The government, however, refuses to recognize the situation as anything other than a "food shortfall. " Further, it has curtailed relief efforts inside Sudan and has refused to cooperate with donor countries and non-governmental organizations.

Failure of last year's agricultural harvest was the immediate cause of this year's famine. However, the rapid deterioration of the economy and the infrastructure under the military government has directly contributed. Sudan, with a 65 percent rate of inflation over the past year, is reported to be one of only two countries declared non-cooperative by the International Monetary Fund.

Sudan's Isolation

By refusing to join the alliance against Iraq after its invasion of Kuwait, Sudan's isolation, especially in the Arab world, became complete. Even before the eruption of the Gulf crisis, Sudan's traditional Arab allies—Saudi Arabia, Kuwait and Egypt—were reluctant to endorse repressive fundamentalist policies. Such policies have also driven away Sudan's longtime allies in the West. Last year the United States cut off its economic and military aid to Sudan, and Sudan-US relations deteriorated further following the Gulf crisis.

The Need to Restore Democracy

The central issue in developments now taking place in Sudan is not the viability of Islamic "fundamentalist" thought. The issue is one of democratic representation. At present, with the broad sectors of traditional forces of the Ansar, represented by the Umma Party; the Khatmia, represented by the DUP; the modernist forces embodied in the Communist party and organizations such as the SPLA; and other independent nationalist forces such as trade unions and members of the military all standing together against the regime, there is little talk of "people's salvation" from the fundamentalist junta. A serious indicator that the fundamentalist movement is losing support was a surprising defeat for the fundamentalists in elections for the University of Khartoum Students' Union last year. Demonstrations broke out last May in different parts of Khartoum, protesting the harsh living conditions and the government's failing economic policies.

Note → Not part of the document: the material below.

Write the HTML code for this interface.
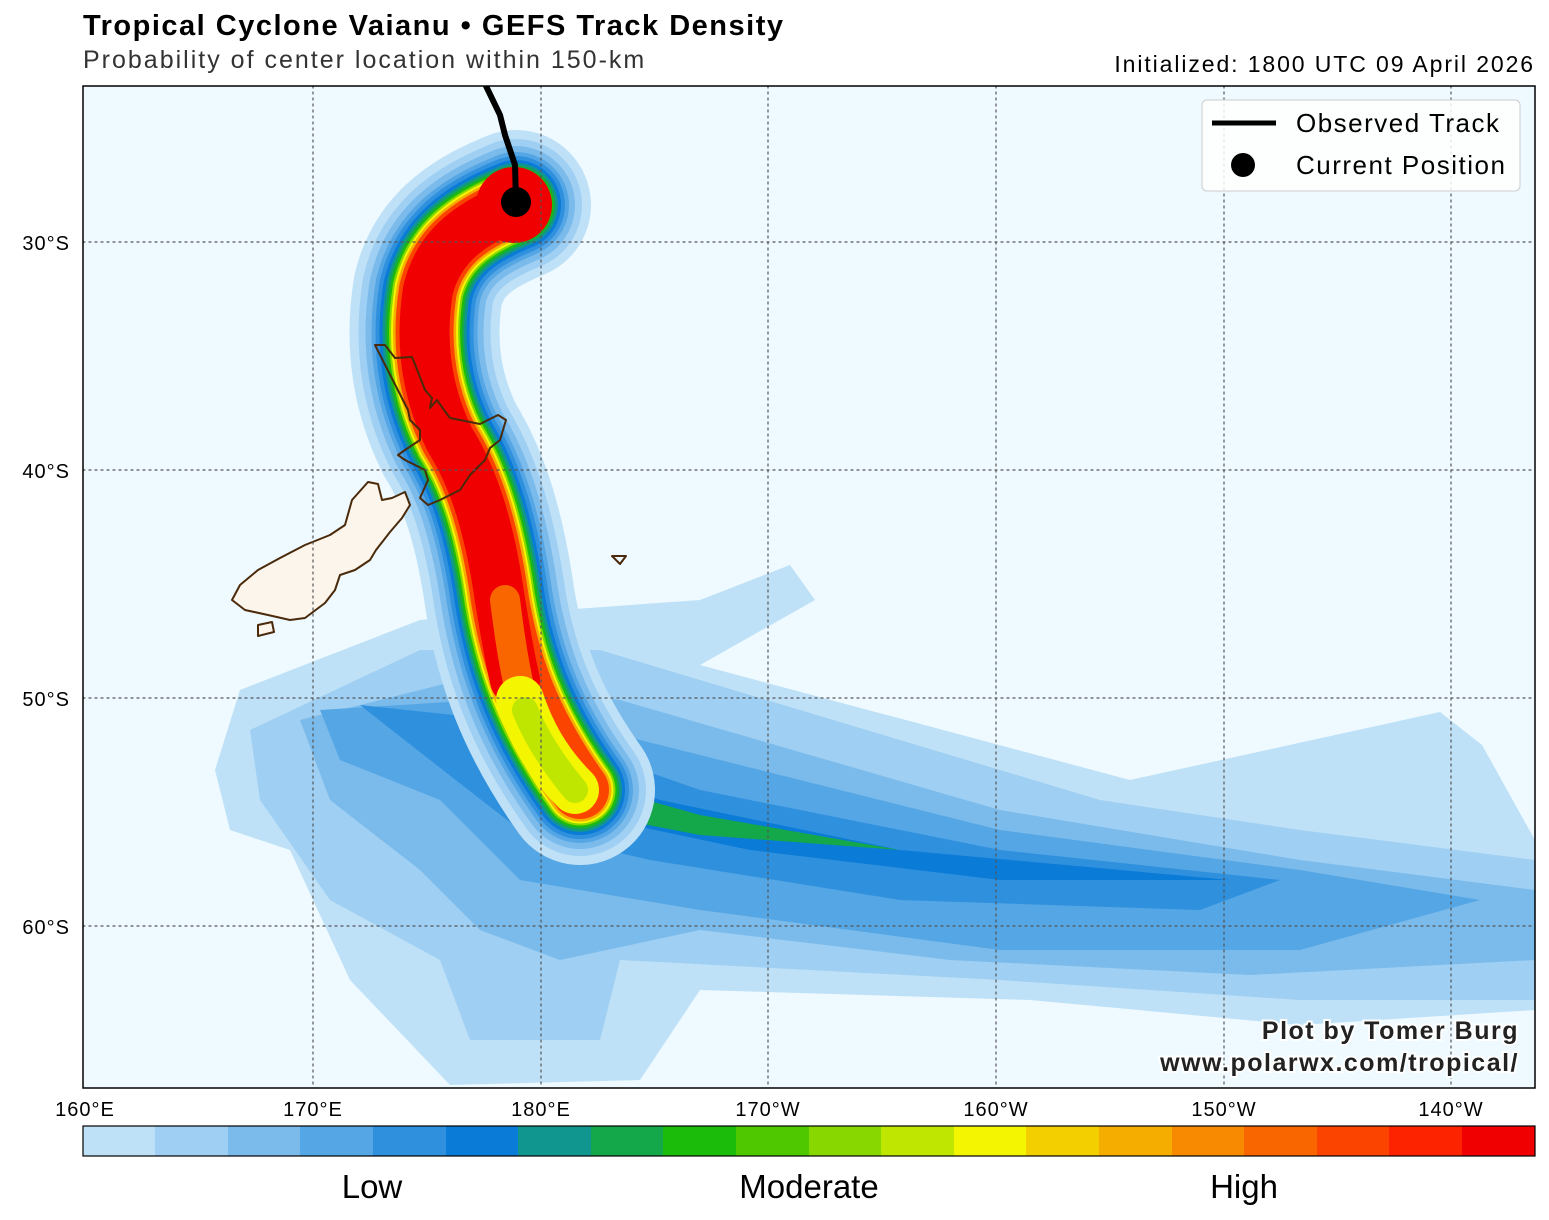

The question that remains for the Sudanese, however, is whether the failed fundamentalist regime will bow to the obvious will of the people and allow itself to be replaced peacefully, or cling to power until it is replaced by yet another coup.

S.A. Mohammad is the pen name of a Sudanese journalist whose newspaper in Khartoum was closed down by the present government.

Editor's Note: The term "fundamentalist," rather than "Islamist," is used at the author's request.